I was wearing my I-Kuh-Fish t-shirt as I boarded the ferry from Caye Caulker to neighbouring San Pedro on Ambergris Caye. The captain of the ferry asked me where I’d found my shirt. He was surprised to hear it was from Dahab, in Egypt, where the shirt’s classy, timeless design is available at every tourist shop up and down the strand. Apart from sporting a cute fish and a slogan that sounded a little like kid-speak for “little fish,” I had no idea what it meant.
I had assumed that I-Kuh-Fish was actually a phonetic translation of something or other in Arabic, but asking Egyptians about it only added to the confusion.

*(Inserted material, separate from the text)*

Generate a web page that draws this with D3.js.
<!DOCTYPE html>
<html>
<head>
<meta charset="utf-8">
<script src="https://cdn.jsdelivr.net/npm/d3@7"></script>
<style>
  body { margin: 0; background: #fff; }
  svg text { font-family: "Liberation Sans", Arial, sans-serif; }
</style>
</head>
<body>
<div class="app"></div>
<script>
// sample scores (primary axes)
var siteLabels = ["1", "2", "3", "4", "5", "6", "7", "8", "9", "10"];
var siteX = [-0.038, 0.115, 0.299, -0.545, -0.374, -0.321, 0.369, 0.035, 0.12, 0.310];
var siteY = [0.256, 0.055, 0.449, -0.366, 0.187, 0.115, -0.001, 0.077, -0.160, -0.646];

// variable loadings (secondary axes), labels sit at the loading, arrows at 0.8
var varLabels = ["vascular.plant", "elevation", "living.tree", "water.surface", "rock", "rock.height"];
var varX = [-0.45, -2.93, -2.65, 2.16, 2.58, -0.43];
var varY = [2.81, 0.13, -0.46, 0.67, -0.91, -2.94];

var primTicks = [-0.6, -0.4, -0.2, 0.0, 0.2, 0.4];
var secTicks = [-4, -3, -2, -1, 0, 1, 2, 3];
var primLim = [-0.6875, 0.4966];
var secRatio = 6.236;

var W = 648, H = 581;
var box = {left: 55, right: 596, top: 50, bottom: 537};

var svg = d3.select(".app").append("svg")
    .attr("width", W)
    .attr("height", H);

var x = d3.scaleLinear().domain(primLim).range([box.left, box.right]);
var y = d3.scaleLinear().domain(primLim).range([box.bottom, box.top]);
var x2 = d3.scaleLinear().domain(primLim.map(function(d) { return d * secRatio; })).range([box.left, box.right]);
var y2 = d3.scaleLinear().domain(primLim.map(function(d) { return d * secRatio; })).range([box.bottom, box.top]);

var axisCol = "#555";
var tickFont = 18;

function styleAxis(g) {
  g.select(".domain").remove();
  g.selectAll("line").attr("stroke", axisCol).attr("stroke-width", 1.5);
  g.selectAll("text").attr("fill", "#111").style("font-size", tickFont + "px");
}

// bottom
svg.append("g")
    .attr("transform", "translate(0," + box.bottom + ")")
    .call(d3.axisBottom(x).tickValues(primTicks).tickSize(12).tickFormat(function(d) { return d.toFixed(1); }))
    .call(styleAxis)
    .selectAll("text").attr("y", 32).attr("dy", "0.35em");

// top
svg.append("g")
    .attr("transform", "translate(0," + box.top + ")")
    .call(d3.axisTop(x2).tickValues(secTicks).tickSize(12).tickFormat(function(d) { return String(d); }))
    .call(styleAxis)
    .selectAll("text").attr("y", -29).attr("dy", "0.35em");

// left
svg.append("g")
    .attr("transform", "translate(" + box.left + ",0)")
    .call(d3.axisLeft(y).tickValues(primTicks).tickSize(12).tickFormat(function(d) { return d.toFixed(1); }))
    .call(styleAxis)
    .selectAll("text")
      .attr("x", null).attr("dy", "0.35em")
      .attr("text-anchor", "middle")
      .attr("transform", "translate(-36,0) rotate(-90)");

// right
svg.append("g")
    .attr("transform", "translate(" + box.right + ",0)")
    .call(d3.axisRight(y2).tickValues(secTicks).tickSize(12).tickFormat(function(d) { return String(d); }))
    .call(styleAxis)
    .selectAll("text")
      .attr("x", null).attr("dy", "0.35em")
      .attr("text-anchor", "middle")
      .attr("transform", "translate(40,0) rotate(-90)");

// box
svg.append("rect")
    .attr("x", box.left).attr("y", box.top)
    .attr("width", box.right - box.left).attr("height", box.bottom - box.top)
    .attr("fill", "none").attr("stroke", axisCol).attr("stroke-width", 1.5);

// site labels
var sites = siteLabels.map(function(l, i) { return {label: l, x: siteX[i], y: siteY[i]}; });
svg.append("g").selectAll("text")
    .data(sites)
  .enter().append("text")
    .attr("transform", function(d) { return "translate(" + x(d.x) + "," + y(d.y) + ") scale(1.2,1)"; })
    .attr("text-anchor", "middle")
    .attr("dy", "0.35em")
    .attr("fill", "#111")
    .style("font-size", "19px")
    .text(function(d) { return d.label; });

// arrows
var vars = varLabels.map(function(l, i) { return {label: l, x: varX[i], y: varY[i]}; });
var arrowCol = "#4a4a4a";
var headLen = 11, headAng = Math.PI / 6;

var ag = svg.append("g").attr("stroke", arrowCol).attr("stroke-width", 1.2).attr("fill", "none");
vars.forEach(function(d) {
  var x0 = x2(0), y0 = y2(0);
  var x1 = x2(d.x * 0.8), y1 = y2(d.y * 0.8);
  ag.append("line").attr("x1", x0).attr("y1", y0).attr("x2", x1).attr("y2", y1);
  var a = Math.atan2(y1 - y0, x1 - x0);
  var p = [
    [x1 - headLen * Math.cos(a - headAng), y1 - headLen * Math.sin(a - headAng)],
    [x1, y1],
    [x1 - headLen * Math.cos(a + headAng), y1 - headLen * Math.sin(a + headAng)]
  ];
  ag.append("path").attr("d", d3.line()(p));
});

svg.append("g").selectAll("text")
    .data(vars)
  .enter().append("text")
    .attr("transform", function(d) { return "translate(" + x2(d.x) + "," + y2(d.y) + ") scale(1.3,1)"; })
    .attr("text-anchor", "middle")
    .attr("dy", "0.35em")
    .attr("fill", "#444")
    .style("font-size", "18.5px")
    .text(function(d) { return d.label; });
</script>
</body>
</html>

I had been assured that it meant everything from “clever fish” to “tough fish” to “silly fish.” The whole gamut, really.
The Belizian captain explained to me that this is, in fact, the correct Creole spelling for “I can fish”! And luckily, since the local ferry also doubles as a school bus in the mornings, the captain took the opportunity to have a whole ferry full of San Pedro High School students validate his claim.

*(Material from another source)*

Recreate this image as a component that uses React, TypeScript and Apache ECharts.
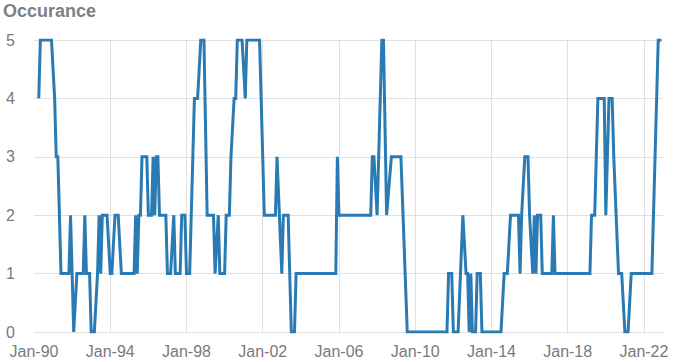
import React, { useEffect, useRef } from "react";
import * as echarts from "echarts";

// Corner points of the series (month, occurrence)
const pointDates: string[] = [
  "1990-04","1990-05","1990-12","1991-02","1991-03","1991-04","1991-06","1991-11","1991-12","1992-02",
  "1992-04","1992-08","1992-09","1992-10","1992-12","1993-01","1993-03","1993-05","1993-06","1993-07",
  "1993-08","1993-11","1994-01","1994-02","1994-04","1994-06","1994-08","1995-04","1995-05","1995-06",
  "1995-07","1995-08","1995-09","1995-12","1996-01","1996-03","1996-04","1996-05","1996-06","1996-07",
  "1996-08","1996-12","1997-01","1997-03","1997-05","1997-06","1997-09","1997-10","1997-12","1998-01",
  "1998-03","1998-04","1998-06","1998-08","1998-10","1998-12","1999-02","1999-06","1999-07","1999-09",
  "1999-10","2000-01","2000-02","2000-04","2000-05","2000-07","2000-08","2000-09","2000-12","2001-02",
  "2001-03","2001-11","2002-02","2002-09","2002-10","2003-01","2003-02","2003-05","2003-07","2003-09",
  "2003-10","2005-11","2005-12","2006-01","2007-09","2007-10","2007-11","2008-01","2008-02","2008-04",
  "2008-05","2008-07","2008-10","2009-04","2009-08","2011-09","2011-10","2011-12","2012-01","2012-04",
  "2012-07","2012-09","2012-10","2012-11","2012-12","2013-01","2013-03","2013-04","2013-06","2013-07",
  "2014-07","2014-09","2014-11","2015-01","2015-06","2015-07","2015-08","2015-10","2015-12","2016-01",
  "2016-03","2016-04","2016-05","2016-06","2016-08","2016-09","2017-03","2017-04","2017-05","2019-03",
  "2019-04","2019-06","2019-08","2019-12","2020-01","2020-03","2020-05","2020-06","2020-09","2020-11",
  "2021-01","2021-03","2021-05","2022-06","2022-08","2022-10","2022-12",
];
const pointValues: number[] = [
  4,5,5,4,3,3,1,1,2,0,
  1,1,2,1,1,0,0,1,2,1,
  2,2,1,1,2,2,1,1,2,1,
  2,2,3,3,2,2,3,2,3,3,
  2,2,1,1,2,1,1,2,2,1,
  1,2,4,4,5,5,2,2,1,2,
  1,1,2,2,3,4,4,5,5,4,
  5,5,2,2,3,1,2,2,0,0,
  1,1,3,2,2,3,3,2,3,5,
  5,2,3,3,0,0,1,1,0,0,
  2,1,1,0,1,0,0,1,1,0,
  0,1,1,2,2,1,2,3,3,2,
  1,2,1,2,2,1,1,2,1,1,
  2,2,4,4,2,4,4,3,1,1,
  0,0,1,1,3,5,5,
];

const startYear = 1990;
const axisMinMonth = 0;   // Jan-90
const axisMaxMonth = 396; // Jan-23
const tickMonths = 48;    // every 4 years
const yTicks: number[] = [0, 1, 2, 3, 4, 5];
const titleText = "Occurance";

const monthIndex = (d: string) => {
  const [y, m] = d.split("-").map(Number);
  return (y - startYear) * 12 + (m - 1);
};

const FONT = "Liberation Sans, Arial, sans-serif";

export default function App() {
  const ref = useRef<HTMLDivElement>(null);
  useEffect(() => {
    if (!ref.current) return;
    const chart = echarts.init(ref.current, undefined, { renderer: "svg" });
    const data = pointDates.map((d, i) => [monthIndex(d), pointValues[i]]);
    chart.setOption({
      animation: false,
      backgroundColor: "#ffffff",
      textStyle: { fontFamily: FONT },
      title: {
        text: titleText,
        left: -2,
        top: -3,
        textStyle: { fontSize: 18, fontWeight: "bold", color: "#7f7f7f", fontFamily: FONT },
      },
      grid: { left: 34, right: 14, top: 40, bottom: 30, containLabel: false },
      xAxis: {
        type: "value",
        min: axisMinMonth,
        max: axisMaxMonth,
        interval: tickMonths,
        axisLine: { show: false },
        axisTick: { show: false },
        splitLine: { show: true, showMinLine: false, showMaxLine: false, lineStyle: { color: "#e0e0e0", width: 1 } },
        axisLabel: {
          color: "#7a7a7a",
          fontSize: 16,
          margin: 11,
          showMaxLabel: false,
          fontFamily: FONT,
          formatter: (v: number) => {
            if (v % 12 !== 0) return "";
            const y = startYear + v / 12;
            return "Jan-" + String(y % 100).padStart(2, "0");
          },
        },
      },
      yAxis: {
        type: "value",
        min: yTicks[0],
        max: yTicks[yTicks.length - 1],
        interval: 1,
        axisLine: { show: false },
        axisTick: { show: false },
        splitLine: { show: true, lineStyle: { color: "#e0e0e0", width: 1 } },
        axisLabel: { color: "#7a7a7a", fontSize: 16, margin: 19, fontFamily: FONT },
      },
      series: [
        {
          type: "line",
          data,
          showSymbol: false,
          symbol: "none",
          lineStyle: { color: "#2a7ab3", width: 3, join: "miter" },
          itemStyle: { color: "#2a7ab3" },
        },
      ],
    });
    return () => chart.dispose();
  }, []);
  return <div ref={ref} style={{ width: 677, height: 362, position: "absolute", left: 0, top: 0 }} />;
}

Did you know that Creole is now a recognized language and even has a dictionary?
There were some great signs around Caye Caulker written in both Creole and English. This was one of my favourites and I think it’s deadly serious:
And how could I forget the Caye Caulker mantra, which I heard repeated ad infinitum: Go Slow. The impressive thing about Belize is that both parts of the statement are true. It’s incredibly chilled but everything seems to work just great on the Cayes. I miss them already.